A study Autor conducted found that the Paycheck Protection Program only preserved roughly 2.3 million jobs—which comes out to $224,000 in taxpayer expenditure per job. 

And the Journal also reports that from just a small sample they reviewed, at least 300 major companies that received PPP money went out of business anyway.

In any honest reflection, the federal government's efforts to respond to the current recession can only be deemed an extremely blunt tool. It’s like they attempted to cauterize a wound using a flamethrower. Any good they may have accomplished clearly came at the cost of widespread fraud, dysfunction, abuse, and bureaucratic mismanagement. 

This stands in stark contrast to the relatively more limited but much more visibly successful efforts of the private sector during the same time. 

The GoFundMe Miracle

The most prominent example of successful private charity in action during the COVID-19 crisis is the crowd-sourcing website GoFundMe. The already-popular service has for years allowed individuals to post public pleas for charitable cases, and, in many cases, generous donations beyond their wildest expectations have poured in.

The pandemic only accelerated their success.

“Between March 1 and August 31, 2020, the GoFundMe community responded to the widespread impact of the pandemic by raising over $625 million through over 9 million donations for frontline workers, small businesses, causes, organizations, and more,” GoFundMe reports

More than 150,000 different fundraisers were started for COVID-19 relief, with causes as varied as fundraising for small businesses ruined by lockdowns, medical fundraising, protective gear for frontline workers, memorial services, and more. 

And these data are just through August, so the numbers have no doubt grown larger since. With no bureaucracy, middle-men, or political cronyism involved, GoFundMe charitable fundraisers delivered vast financial resources directly to those who needed them most. 

In an example from just this week, the family of a man stricken by COVID-19 in critical condition has raised nearly $50,000 for medical bills. His wife doesn’t qualify for her state’s COVID relief program. 

Yes, GoFundMe’s efforts might pale in sheer dollar-size to the federal government’s. 

But keep in mind that GoFundMe is just one of untold thousands of private charities, organizations, nonprofits and services doing this kind of work. And we must consider the fact that were the government not consuming so much of our resources on poverty alleviation efforts, GoFundMe and its ilk would be doing far more to help people that is currently “crowded out.”

Big Government Replaces Private Charity

It’s difficult to quantify the exact relationship, but there’s no doubt that big government programs reduce the amount of private charity in a society. 

The more individuals are paying in taxes, the less money they have for donations. So, too, the less appetite they have for funding anti-poverty efforts, seeing as that’s what they’re told, in part, their taxes are supposed to do. 

This trend has played out over the course of American history.

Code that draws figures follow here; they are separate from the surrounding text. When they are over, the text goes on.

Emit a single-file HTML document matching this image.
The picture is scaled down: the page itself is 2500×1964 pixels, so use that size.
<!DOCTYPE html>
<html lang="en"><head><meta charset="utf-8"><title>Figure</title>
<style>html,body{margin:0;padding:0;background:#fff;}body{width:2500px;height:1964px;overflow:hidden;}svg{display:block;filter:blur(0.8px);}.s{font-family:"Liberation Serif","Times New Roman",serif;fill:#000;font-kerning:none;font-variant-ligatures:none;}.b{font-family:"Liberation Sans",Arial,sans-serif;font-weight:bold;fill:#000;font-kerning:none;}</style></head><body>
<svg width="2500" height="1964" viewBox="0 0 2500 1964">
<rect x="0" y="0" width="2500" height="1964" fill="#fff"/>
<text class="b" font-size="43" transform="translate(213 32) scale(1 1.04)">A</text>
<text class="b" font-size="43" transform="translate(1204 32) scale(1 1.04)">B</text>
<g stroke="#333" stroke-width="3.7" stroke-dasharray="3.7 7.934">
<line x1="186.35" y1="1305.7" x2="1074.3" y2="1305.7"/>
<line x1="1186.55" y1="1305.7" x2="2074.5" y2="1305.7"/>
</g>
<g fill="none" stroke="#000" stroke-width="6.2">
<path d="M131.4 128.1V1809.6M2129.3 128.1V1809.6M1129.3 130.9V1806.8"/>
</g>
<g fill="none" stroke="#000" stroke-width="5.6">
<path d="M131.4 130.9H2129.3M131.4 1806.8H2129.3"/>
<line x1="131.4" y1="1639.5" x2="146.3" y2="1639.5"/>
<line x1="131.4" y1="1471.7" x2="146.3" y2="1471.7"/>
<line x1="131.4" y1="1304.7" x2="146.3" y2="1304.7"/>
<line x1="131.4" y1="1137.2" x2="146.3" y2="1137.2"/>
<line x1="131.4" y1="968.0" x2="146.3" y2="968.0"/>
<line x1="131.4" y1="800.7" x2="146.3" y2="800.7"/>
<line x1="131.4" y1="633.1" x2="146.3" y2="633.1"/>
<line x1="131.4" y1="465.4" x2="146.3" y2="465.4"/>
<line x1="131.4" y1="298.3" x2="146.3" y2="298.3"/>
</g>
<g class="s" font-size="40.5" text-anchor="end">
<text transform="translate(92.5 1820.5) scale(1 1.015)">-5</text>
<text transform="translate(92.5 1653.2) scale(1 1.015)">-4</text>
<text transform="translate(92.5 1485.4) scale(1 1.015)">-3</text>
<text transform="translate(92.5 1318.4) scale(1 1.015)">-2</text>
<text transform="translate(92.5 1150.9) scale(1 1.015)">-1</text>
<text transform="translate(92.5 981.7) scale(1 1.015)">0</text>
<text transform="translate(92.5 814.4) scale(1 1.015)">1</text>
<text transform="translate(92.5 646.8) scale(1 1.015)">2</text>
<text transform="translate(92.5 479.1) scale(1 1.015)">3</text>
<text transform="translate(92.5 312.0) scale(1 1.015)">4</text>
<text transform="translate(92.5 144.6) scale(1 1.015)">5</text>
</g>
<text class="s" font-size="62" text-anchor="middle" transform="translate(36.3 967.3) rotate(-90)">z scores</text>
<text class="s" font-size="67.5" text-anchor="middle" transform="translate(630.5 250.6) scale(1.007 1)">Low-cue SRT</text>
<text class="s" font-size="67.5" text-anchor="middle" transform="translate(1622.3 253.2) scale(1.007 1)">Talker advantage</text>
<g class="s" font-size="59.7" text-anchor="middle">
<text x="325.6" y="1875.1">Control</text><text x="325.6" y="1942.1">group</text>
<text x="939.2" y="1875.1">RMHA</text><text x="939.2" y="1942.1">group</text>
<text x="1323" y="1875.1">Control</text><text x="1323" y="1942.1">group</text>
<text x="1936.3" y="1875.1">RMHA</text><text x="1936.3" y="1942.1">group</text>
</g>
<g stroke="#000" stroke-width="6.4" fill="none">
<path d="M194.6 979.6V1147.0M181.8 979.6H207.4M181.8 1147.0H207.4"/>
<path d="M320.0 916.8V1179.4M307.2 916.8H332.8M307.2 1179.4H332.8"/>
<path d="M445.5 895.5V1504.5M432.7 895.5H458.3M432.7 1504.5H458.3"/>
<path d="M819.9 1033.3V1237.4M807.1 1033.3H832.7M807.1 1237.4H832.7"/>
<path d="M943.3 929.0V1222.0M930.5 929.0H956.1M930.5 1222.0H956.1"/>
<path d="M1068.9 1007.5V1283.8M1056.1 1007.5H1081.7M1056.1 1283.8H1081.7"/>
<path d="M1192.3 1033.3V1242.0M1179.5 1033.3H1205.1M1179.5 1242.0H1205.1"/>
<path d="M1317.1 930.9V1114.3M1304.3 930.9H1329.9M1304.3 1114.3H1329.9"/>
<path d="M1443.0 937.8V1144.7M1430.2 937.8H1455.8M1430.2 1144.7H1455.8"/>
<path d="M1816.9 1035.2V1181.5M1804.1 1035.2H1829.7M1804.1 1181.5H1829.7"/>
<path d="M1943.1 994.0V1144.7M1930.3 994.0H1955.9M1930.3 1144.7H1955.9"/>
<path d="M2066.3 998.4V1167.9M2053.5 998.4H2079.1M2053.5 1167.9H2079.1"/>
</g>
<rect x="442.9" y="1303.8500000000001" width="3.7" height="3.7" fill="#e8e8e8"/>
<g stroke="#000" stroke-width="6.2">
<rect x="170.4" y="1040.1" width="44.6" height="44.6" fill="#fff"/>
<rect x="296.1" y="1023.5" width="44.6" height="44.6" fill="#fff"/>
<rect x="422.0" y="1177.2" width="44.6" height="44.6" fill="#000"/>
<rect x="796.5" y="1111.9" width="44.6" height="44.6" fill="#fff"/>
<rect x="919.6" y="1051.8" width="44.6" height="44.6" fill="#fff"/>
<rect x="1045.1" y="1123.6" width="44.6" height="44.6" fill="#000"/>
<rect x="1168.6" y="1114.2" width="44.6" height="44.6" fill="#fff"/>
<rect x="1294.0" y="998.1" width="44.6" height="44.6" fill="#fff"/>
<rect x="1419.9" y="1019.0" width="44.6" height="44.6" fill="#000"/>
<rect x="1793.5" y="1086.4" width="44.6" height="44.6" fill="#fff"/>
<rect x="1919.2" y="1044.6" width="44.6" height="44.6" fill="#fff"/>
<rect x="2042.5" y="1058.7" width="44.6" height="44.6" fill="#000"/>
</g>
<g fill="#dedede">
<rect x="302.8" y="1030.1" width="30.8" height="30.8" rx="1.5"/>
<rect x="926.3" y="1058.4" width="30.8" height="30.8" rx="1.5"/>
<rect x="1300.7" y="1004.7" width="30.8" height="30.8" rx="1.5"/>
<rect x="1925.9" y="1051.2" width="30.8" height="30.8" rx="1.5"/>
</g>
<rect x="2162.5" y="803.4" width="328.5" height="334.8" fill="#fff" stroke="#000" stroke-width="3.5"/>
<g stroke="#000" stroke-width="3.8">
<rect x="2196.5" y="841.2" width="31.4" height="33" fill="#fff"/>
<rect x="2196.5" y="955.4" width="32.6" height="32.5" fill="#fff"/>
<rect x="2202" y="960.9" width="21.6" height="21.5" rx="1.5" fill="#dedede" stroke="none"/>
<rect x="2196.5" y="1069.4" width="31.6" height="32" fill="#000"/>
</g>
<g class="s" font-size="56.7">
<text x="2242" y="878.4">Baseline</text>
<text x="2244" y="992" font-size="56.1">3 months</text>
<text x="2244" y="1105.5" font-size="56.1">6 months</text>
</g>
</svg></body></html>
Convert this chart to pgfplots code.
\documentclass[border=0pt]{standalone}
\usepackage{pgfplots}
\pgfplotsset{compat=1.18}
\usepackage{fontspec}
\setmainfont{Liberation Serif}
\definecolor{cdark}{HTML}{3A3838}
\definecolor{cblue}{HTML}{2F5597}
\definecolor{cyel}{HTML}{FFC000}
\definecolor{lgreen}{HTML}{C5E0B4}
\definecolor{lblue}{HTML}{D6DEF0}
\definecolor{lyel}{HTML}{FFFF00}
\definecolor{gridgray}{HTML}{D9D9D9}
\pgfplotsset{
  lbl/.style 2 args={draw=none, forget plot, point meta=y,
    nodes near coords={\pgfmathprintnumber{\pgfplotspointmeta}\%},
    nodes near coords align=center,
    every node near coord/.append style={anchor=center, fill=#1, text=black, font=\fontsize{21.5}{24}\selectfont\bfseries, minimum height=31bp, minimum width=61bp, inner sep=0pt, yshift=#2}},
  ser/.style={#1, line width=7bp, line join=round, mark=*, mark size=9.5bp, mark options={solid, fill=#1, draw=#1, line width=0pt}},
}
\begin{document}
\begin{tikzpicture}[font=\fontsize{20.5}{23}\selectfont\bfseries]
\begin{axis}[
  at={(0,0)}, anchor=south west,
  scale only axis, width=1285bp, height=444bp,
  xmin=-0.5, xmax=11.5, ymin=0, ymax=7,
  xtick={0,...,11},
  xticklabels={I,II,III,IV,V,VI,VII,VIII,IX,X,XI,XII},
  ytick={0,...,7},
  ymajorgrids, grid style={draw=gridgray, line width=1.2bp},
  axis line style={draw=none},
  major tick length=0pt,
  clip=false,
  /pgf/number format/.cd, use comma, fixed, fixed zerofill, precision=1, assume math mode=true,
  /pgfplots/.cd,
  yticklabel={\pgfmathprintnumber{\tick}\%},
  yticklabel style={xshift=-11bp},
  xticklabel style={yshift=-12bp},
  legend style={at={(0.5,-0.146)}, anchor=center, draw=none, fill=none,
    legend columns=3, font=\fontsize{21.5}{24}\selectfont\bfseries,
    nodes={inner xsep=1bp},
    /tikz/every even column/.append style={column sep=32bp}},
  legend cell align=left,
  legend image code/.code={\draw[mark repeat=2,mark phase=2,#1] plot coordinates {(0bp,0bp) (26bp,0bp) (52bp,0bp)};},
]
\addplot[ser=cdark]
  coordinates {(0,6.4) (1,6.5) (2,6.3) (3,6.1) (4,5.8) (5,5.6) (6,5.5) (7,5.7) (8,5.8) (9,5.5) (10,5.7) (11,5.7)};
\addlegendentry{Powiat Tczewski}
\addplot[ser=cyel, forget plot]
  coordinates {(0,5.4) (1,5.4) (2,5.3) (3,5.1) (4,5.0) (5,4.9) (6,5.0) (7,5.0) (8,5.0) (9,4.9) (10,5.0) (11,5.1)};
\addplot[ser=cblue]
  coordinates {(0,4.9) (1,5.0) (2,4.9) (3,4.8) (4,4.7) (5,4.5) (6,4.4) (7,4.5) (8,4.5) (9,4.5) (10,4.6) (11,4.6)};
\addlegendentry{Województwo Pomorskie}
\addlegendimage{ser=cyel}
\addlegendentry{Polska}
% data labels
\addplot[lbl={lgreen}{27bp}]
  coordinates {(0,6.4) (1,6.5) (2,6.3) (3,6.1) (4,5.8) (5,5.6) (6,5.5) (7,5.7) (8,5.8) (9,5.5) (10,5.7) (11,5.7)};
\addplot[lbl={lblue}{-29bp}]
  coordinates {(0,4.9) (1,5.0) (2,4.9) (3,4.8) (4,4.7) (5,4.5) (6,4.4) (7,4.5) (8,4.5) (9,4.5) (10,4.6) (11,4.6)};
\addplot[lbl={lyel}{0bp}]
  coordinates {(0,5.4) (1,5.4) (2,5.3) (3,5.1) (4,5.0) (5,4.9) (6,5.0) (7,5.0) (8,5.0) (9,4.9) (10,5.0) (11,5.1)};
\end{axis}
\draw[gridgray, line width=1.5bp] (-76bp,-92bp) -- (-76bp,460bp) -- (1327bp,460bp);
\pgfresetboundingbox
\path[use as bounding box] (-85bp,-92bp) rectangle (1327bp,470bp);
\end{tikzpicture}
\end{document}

“The heyday of laissez-faire, the middle and late nineteenth century in Britain and the United States, saw an extraordinary proliferation of private eleemosynary organizations and institutions,” Nobel-prize-winning economist Milton Friedman wrote in Capitalism and Freedom.

“One of the major costs of the extension of governmental welfare activities has been the corresponding decline in private charitable activities,” he concluded.

For example, one study found that “church [charitable] spending fell by 30% in response to the New Deal, and that government relief spending can explain virtually all of the decline in charitable church activity observed between 1933 and 1939.”

The exact magnitude of the relationship is hard to pin down, but broadly speaking, it’s demonstrably true that the more the government spends to address poverty, the less resources and desire there will be available to support private anti-poverty efforts. 

In real life, resources are scarce. The most basic lesson of economics is that we must make trade-offs: The more we use in one area, the less we can use elsewhere.

When it comes to government management of COVID relief, that's bad news for the most vulnerable.